The basic stage involves a further 75 hours flown during 58 sorties and consists of contact, instrument, formation and navigation sorties. The objective of the basic stage is to further improve the knowledge, competencies and skills acquired in the initial stage, develop leadership skills, cultivate team work and improve the students information handling and situational awareness. During these two stages, the students' also complete some 524 hours of ground training, which incorporates some computer based training studies (CBTS) and around 25 sorties flown in the simulator. There are two simulators at Kalamata for the T-6; one is a very basic cockpit version, whilst the other is a full-mission simulator built by Flight Safety International in the USA.
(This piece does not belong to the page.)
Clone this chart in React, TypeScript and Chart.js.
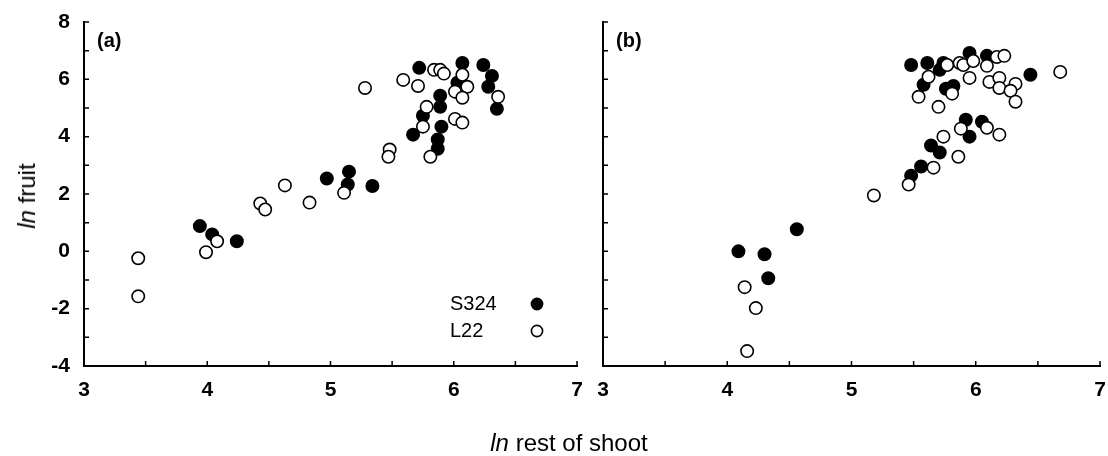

The current personnel on 364 MEA at the time of our visit was made up of 23 Instructor Pilots (IPs), four of which are Aeronautica Militare Italiana (AMI) pilots, six AMI students on the Basic Stage and eleven HAF students on the Initial Stage, with three AMI students conducting their ground training. As far as ground personnel are concerned, current strength consists of one AMI Non-Commissioned Officer (NCO), two HAF NCOs and two enlisted personnel. We were told that although numbers vary slightly from course to course this was a fairly typical make-up and that 361 MEA operates with a similar format. Since March 2006 when 364 MEA was formed alongside 361 MEA, a total of 307 HAF pilots have completed their training at Kalamata.